EXERCISE DESCRIPTION — Print exactly the lines that run from the line containing "Rebuild this chart as a Python" to the line containing "od_hcl = [0.334, 0.256, 0.147, 0.067, 0.027]", both included, and nothing else; pictures stay out.
>> begin ITEMS
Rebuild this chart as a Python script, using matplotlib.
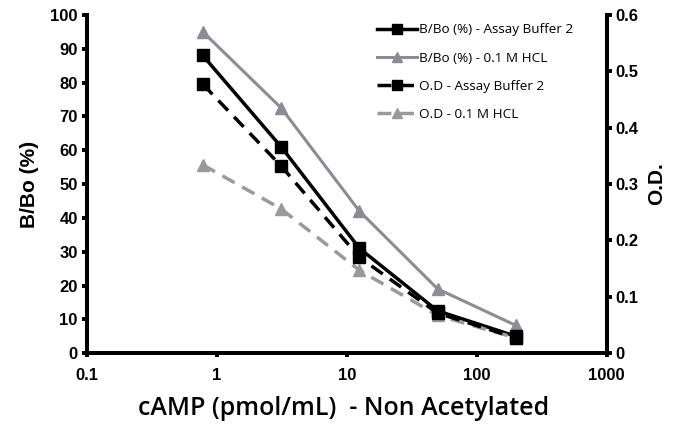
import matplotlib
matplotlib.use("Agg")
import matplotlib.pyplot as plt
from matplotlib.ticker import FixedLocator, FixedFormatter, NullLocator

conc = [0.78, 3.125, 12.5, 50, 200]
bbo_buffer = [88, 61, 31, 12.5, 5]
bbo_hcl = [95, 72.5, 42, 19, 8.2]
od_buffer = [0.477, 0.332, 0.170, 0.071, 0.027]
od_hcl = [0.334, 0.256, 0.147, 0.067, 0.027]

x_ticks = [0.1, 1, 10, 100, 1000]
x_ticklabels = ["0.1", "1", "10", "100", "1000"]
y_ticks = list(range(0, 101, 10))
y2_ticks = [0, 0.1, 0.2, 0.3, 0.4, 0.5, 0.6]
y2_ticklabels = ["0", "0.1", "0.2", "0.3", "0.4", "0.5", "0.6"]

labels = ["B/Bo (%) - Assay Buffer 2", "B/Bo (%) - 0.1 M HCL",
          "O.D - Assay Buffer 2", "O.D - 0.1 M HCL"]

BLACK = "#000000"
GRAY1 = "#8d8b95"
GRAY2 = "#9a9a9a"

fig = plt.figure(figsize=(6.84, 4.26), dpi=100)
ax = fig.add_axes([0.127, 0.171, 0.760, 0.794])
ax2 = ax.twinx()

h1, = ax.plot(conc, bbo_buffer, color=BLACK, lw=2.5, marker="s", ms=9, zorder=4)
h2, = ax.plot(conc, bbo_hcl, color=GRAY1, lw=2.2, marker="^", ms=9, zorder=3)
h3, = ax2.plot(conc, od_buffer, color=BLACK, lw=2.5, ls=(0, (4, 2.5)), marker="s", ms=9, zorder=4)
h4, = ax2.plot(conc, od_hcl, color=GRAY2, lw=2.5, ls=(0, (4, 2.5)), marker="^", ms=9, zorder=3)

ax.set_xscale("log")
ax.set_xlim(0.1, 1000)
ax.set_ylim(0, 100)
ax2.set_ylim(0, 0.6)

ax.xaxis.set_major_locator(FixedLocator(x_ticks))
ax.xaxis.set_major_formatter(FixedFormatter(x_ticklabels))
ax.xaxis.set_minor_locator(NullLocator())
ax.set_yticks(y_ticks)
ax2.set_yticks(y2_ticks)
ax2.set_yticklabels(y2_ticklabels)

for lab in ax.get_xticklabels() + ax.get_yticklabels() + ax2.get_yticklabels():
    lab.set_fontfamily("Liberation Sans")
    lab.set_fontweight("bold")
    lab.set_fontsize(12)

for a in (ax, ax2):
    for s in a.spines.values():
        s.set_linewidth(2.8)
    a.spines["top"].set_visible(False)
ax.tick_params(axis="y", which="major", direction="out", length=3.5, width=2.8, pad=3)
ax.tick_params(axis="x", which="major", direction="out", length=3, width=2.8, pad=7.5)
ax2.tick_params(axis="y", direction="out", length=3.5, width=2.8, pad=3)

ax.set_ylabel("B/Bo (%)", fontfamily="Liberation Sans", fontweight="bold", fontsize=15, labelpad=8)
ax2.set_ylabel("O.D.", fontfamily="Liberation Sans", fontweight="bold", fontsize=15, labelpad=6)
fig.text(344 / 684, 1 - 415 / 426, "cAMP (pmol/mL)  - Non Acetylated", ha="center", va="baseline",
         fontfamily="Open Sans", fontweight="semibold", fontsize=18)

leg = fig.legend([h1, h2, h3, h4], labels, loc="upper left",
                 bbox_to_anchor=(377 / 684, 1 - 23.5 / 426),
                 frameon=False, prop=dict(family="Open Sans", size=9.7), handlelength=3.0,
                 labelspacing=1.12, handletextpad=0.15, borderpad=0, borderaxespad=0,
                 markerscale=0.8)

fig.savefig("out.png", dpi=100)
>> end ITEMS
>> begin ITEMS
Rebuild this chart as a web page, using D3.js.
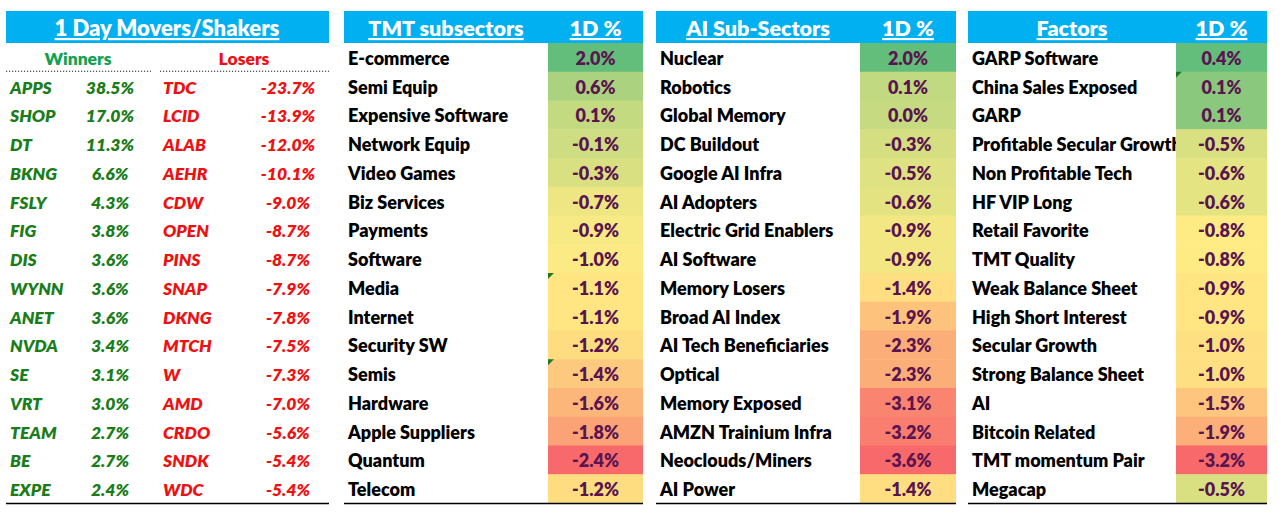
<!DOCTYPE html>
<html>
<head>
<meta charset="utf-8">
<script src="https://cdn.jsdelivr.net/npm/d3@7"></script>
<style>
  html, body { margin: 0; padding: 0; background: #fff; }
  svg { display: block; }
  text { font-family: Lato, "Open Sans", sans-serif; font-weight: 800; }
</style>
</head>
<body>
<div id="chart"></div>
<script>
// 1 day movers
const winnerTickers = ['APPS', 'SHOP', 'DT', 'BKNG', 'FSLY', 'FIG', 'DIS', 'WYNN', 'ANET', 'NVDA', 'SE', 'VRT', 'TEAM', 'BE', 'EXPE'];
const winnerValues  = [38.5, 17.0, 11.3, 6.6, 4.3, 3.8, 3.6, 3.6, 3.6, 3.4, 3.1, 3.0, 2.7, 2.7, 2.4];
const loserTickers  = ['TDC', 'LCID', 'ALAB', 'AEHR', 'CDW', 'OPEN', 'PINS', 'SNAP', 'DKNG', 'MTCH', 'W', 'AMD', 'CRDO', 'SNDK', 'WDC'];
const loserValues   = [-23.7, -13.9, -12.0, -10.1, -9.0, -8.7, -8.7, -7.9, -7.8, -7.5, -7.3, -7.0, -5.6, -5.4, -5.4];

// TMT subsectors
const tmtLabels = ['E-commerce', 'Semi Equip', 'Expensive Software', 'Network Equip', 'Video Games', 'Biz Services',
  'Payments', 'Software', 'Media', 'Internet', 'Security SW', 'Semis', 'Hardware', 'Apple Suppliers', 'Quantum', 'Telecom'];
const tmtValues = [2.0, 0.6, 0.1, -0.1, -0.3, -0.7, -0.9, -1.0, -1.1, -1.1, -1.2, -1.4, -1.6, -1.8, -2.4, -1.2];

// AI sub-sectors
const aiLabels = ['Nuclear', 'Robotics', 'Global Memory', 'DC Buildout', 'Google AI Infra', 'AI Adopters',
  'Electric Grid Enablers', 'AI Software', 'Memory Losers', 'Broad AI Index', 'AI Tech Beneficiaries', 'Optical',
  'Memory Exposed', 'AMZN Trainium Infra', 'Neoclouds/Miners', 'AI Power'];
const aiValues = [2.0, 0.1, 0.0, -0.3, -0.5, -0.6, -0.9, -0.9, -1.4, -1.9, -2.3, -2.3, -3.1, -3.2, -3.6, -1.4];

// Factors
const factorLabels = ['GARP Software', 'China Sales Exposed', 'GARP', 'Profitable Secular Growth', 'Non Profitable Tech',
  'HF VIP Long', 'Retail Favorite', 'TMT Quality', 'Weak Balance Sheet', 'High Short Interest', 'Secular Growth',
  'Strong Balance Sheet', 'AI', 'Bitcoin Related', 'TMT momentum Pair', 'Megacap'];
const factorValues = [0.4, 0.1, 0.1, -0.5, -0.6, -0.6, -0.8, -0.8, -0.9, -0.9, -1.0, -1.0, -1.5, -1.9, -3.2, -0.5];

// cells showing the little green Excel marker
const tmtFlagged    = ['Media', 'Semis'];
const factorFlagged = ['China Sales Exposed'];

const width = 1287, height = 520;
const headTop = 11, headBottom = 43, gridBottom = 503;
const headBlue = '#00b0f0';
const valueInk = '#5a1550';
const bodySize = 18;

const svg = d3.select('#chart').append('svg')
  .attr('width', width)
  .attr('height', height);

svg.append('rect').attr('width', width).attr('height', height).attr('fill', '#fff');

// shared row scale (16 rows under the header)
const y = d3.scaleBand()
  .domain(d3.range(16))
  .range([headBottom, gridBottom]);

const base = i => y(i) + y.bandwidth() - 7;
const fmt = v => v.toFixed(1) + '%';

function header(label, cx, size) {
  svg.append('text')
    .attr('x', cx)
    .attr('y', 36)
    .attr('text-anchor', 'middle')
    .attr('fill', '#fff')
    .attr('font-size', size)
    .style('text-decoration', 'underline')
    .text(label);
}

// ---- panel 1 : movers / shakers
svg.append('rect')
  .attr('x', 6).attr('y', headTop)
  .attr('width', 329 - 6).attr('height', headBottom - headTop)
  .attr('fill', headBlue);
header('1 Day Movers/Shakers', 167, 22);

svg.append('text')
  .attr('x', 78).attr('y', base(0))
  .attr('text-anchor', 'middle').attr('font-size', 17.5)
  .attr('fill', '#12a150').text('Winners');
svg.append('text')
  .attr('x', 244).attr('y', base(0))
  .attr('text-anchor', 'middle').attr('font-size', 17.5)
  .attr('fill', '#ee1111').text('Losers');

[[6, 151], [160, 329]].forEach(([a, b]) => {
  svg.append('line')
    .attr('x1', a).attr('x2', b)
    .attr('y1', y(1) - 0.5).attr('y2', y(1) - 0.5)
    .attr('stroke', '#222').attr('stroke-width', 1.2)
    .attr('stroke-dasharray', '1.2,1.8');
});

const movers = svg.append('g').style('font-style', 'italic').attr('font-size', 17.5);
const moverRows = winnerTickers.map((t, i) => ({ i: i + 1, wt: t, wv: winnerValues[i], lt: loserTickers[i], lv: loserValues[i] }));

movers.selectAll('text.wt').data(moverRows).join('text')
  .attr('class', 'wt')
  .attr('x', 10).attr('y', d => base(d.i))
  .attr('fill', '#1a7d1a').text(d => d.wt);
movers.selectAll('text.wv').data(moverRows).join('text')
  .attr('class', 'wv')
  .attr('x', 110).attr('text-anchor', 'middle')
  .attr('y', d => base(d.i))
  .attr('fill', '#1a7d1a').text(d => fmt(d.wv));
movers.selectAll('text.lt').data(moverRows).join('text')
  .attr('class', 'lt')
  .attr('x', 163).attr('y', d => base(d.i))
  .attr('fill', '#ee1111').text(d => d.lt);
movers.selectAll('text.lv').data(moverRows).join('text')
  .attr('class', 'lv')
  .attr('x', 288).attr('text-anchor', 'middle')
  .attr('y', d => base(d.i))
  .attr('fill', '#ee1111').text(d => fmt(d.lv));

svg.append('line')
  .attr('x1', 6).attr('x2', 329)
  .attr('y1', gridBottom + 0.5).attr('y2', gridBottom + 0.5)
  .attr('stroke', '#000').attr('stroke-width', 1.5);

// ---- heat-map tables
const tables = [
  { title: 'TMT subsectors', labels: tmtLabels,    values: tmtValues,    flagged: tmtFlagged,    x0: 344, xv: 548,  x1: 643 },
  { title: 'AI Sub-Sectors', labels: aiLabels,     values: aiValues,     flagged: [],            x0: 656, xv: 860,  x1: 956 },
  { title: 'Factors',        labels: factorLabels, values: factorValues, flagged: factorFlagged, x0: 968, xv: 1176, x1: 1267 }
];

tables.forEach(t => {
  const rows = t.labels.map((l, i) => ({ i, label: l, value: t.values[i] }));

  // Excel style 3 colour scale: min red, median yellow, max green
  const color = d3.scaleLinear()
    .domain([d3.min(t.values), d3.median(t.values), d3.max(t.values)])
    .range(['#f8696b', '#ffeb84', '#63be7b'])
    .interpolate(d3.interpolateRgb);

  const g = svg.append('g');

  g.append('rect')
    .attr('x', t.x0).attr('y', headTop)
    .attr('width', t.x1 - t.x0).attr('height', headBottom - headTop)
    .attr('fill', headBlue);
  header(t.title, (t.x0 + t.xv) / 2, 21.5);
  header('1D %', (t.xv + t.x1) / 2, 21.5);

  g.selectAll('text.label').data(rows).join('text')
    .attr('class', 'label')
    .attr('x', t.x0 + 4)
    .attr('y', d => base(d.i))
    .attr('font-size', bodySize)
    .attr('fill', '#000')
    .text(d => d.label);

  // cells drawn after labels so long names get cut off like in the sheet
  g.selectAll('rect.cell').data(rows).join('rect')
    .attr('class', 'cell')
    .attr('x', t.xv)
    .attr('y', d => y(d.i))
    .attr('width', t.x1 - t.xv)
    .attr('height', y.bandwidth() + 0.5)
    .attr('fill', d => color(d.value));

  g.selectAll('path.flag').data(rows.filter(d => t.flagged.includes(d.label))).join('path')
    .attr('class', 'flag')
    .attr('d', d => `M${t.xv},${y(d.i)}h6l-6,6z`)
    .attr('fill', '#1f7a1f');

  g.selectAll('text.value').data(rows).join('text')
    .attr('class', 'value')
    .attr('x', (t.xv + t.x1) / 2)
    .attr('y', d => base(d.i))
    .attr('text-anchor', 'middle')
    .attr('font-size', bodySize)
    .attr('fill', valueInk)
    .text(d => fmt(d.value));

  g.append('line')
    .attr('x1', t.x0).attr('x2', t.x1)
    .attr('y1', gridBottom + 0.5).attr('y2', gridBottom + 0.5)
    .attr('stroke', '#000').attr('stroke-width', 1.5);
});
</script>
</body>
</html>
>> end ITEMS
RESPONSE TO THE TASK —
Rebuild this chart as a Python script, using matplotlib.
import matplotlib
matplotlib.use("Agg")
import matplotlib.pyplot as plt
from matplotlib.ticker import FixedLocator, FixedFormatter, NullLocator

conc = [0.78, 3.125, 12.5, 50, 200]
bbo_buffer = [88, 61, 31, 12.5, 5]
bbo_hcl = [95, 72.5, 42, 19, 8.2]
od_buffer = [0.477, 0.332, 0.170, 0.071, 0.027]
od_hcl = [0.334, 0.256, 0.147, 0.067, 0.027]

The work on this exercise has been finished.